Memanas! Sengketa Lahan di Desa Mata Allo-Sokkolia Gowa, Warga Saling Klaim Punya Sertifikat
Minggu, 26 Nov 2023 21:54

Warga Mata Allo saat memasang papan bicara di lahan yang diklaim miliknya. Foto: Sindo Makassar
GOWA - Yayasan Lembaga Bantuan Hukum Insan Panrita Indonesia (YLBH IPI) bersama warga Desa Mata Allo memasang papan bicara tanah di perbatasan Desa Mata Allo dengan Dusun Borong Rappo, Desa Sokkolia, Kecamatan Bontomarannu, Gowa pada Ahad (26/11).
Pemasangan dimulai sekira pukul 10.00 WITA dan didampingi Babinsa Mata Allo. Ada sebanyak 34 papan bicara yang hendak dipasang Warga Desa Mata Allo yang memiliki sertifikat hak milik (SHM) yang terlegitimasi oleh Badan Pertanahan Nasional (BPN) beracara pemekaran dari Desa Nirannuang menjadi Desa Mata Allo.
Awalnya, pemasangan papan bicara tanah oleh masing-masing pemilik yang memiliki SHM berjalan lancar. Sekira belasan papan bicara tanah sudah terpasang hingga pukul 11.00 WITA.
Namun warga dari Dusun Borong Rappo yang juga mengaku pemilik tanah tersebut datang dan memprotes pada pukul 11.10 WITA. Mereka menilai tanah yang dipasang papan bicara masuk dalam wilayah Desa Sokkolia, bukan Desa Mata Allo.
Perdebatan pun tak terhindarkan, apalagi mereka sama-sama merasa memiliki atas hak tanah tersebut. Total sekira 15 hektar tanah yang bersengketa. Belum lagi kedua pihak sama-sama membawa parang yang diikat di pinggangnya.
Belasan papan bicara yang sudah dipasang, pun dilepas warga Borong Rappo yang memprotes. Mereka juga mengaku memiliki sertifikat atas tanah tersebut.
Pukul 11.50, Camat Bontomarannu, Muhammad Safaat Surya Atmaja bersama personel Polsek Bontomarannu datang ke lokasi. Sementara warga masih berdebat dan saling klaim atas kepemilikan tanah yang terletak di dekat Divisi Infanteri 3 Kostrad itu.
Safaat didampingi personel Polsek Bontomarannu melakukan mediasi kepada warga Borong Rappo dan Tana Allo. Ia meminta semua pihak bersabar dan menurunkan emosinya. Apalagi akan dilakukan mediasi oleh pemerintah kabupaten.
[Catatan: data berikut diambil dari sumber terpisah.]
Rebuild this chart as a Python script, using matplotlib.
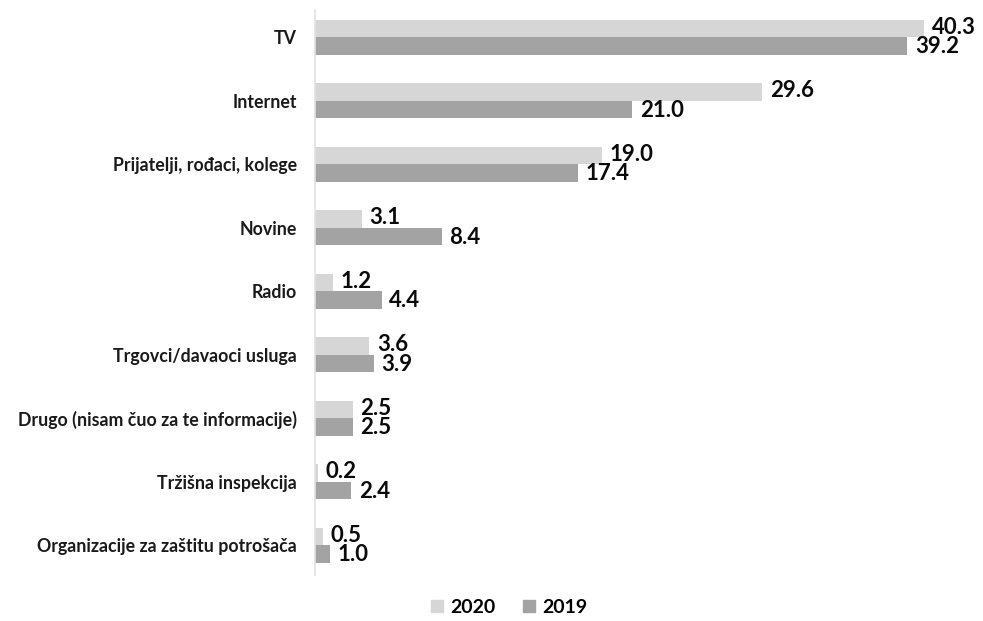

Direktur Utama YLBH IPI, Muhammad Bakri mengatakan sebagian warga Desa Sokkolia menganggap, bahwa tanah yang bersengketa adalah wilayah Desa Sokkolia. Padahal sebenarnya masuk dalam wilayah Desa Mata Allo.
"Sementara sebelum Desa Mata Allo, ada Perda yang diterbitkan tahun 2003. Perda yang dilahirkan itu ialah desa persiapan, lalu selanjutnya lahir desa definitif (Desa Mata Allo)," katanya.
Kuasa Hukum warga Desa Mata Allo ini menyampaikan ke pemerintah, mulai dari desa, kecamatan hingga kabupaten agar berperan aktif dalam menentukan batas wilayah desa. Karena jangan sampai terjadi hal yang tidak diinginkan.
"Makanya kita mendorong pemerintah untuk menyelesaikan persoalan batas wilayah desa. Tapi ingat saya tekankan bahwa Desa Mata Allo lahir dari persetujuan DPR dan Bupati yang lebih awal diukur berdasarkan luasan wilayah dan jumlah penduduk, itu menjadi dasar utama," bebernya.
Asri sapaan Muhammad Bakri mengaku, pihaknya hanya membantu warga Desa Mata Allo atas kepemilikan haknya. Apalagi tanah yang diklaim, telah mengantongi SHM yang sah dari BPN.
"Ada 34 sertifikat SHM berdasarkan pengakuan legitimasi dari BPN. Atas dasar ini, kami secara bersama-sama memasang papan bicara tanah," tegasnya.
Ia juga menambahkan, dalam perjalanan kasus ini, belasan orang telah tersandung hukum karena melakukan tindak pidana. Terbaru ialah tiga orang yang ditetapkan tersangka.
"Dalam proses ini, ada beberapa yang kami laporkan dan sudah tersangka. Jumlahnya tiga orang, ada oknum pemerintah desa dan masyarakat, sekarang mereka wajib lapor," tandasnya.
Dalam proses mediasi dengan Camat Bontomarannu, Asri menyinggung adanya peran oknum yang berani melepas papan bicara yang sudah dipasang. Padahal tindakan tersebut termasuk kategori pengrusakan dan masuk tindak pidana.
Salah satu warga, Hasanuddin keberatan atas pernyataan Asri yang menyebut adanya oknum yang melepas papan bicara yang terpasang.
"Kenapa bilang ada oknum, siapa itu oknum? Siapa orangnya?," tanya Hasanuddin kepada Asri dengan suara tinggi di depan Camat Bontomarannu dan warga lainnya.
Hasanuddin mengaku, ia mencabut papan bicara itu karena disuruh oleh pemilik tanah yang juga memiliki bukti sertifikat.
"Dia punya tanah, dia juga punya sertifikat. Saya disuruh (cabut papan bicara) sama orang yang punya tanah ini," sebut Hasanuddin sembari menunjuk seorang perempuan selaku pemilik tanah yang dimaksud.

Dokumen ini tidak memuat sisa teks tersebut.